About Me

I’m Patti Hamerski, PhD (she/her). I’m an assistant professor in the physics department at Oregon State University.
I direct the Hamerski lab group doing student-centered research in physics and computing education. I also collaborate as a member of the OSU Physics Education Research group.
My current projects encompass analyzing how undergraduate students use and think about generative AI in computational physics, implementing a peer mentorship program for undergraduate physics transfer students, and establishing a landscape of the challenges that transgender students navigate in STEM graduate programs.
Broadly, I research the perspectives of students to learn about the intersections of social systems, physics education, and computing education. Students know the challenges and inequities of academic programs designed with good intentions, but often failing to deliver an effective and socially just education. As a researcher, educator, and curriculum developer, my goal is to leverage students’ firsthand perspectives of academia’s structural underbelly to critically analyze the work of educators and institutions and design for better outcomes.

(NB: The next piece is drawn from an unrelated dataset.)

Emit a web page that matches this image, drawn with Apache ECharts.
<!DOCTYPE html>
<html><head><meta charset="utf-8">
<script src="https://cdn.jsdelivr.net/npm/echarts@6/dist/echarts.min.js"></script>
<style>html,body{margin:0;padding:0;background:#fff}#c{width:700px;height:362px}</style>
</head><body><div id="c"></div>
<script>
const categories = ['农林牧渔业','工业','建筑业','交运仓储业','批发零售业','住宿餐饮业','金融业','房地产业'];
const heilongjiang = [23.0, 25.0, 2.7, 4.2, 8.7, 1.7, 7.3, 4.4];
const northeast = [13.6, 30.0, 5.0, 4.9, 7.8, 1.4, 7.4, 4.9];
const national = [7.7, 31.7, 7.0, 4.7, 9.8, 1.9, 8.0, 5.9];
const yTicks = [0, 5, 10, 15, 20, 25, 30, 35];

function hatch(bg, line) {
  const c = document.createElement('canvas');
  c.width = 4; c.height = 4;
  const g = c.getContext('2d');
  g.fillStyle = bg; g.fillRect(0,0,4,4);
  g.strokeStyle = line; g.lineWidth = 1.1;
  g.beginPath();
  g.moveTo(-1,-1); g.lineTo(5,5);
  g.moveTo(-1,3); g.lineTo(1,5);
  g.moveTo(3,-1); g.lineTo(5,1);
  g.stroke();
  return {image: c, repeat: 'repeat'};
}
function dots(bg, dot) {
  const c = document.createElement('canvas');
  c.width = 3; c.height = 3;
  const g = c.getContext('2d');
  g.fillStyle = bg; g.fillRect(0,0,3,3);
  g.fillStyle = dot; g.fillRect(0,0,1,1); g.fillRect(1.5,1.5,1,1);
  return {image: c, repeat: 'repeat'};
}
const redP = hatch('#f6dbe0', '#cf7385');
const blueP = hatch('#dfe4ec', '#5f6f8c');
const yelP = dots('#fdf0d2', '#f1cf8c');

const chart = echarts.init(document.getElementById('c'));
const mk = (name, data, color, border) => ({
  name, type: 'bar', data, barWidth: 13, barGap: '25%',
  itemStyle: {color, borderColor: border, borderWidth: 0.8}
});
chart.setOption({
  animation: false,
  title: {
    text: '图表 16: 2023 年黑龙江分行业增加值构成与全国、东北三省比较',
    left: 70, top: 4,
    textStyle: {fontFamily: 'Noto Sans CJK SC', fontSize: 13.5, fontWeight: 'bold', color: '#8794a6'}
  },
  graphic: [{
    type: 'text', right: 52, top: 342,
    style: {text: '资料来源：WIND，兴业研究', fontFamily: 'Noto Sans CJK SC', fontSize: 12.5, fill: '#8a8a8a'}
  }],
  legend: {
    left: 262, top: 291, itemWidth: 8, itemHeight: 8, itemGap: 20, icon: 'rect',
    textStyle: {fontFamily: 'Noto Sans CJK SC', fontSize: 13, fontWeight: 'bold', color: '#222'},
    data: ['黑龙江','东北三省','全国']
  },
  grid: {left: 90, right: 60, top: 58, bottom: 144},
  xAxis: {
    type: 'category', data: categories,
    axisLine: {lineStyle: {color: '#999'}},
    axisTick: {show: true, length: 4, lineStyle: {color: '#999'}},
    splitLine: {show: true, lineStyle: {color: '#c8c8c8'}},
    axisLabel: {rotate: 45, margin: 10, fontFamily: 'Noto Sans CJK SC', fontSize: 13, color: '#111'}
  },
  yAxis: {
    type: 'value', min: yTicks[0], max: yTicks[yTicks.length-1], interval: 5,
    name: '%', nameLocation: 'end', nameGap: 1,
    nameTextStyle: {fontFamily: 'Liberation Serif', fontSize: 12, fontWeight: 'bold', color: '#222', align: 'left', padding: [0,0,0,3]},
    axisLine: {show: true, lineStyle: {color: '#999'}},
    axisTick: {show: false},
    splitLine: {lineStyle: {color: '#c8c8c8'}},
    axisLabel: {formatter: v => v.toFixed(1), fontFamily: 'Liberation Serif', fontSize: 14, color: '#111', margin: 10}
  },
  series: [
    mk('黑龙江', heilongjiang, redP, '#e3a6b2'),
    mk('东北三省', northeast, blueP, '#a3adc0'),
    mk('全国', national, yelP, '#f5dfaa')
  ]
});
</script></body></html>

My interest in physics and computing stems in part from my personal experience devoting years of my own schooling to learning both subjects. The idea of learning about what I saw as objective reality and algorithmic trustworthiness motivated me. When I saw these veneers fade through my own learning and experiences, I became fascinated in a different way – physics and computing became places where I could learn about human subjectivity, social processes, and systemic bias. These forces continually shape the fields of physics and computing. I hope to use my research not only to critique and analyze these processes, but also create new ways to infuse justice and humanity into what it means to do physics and computing.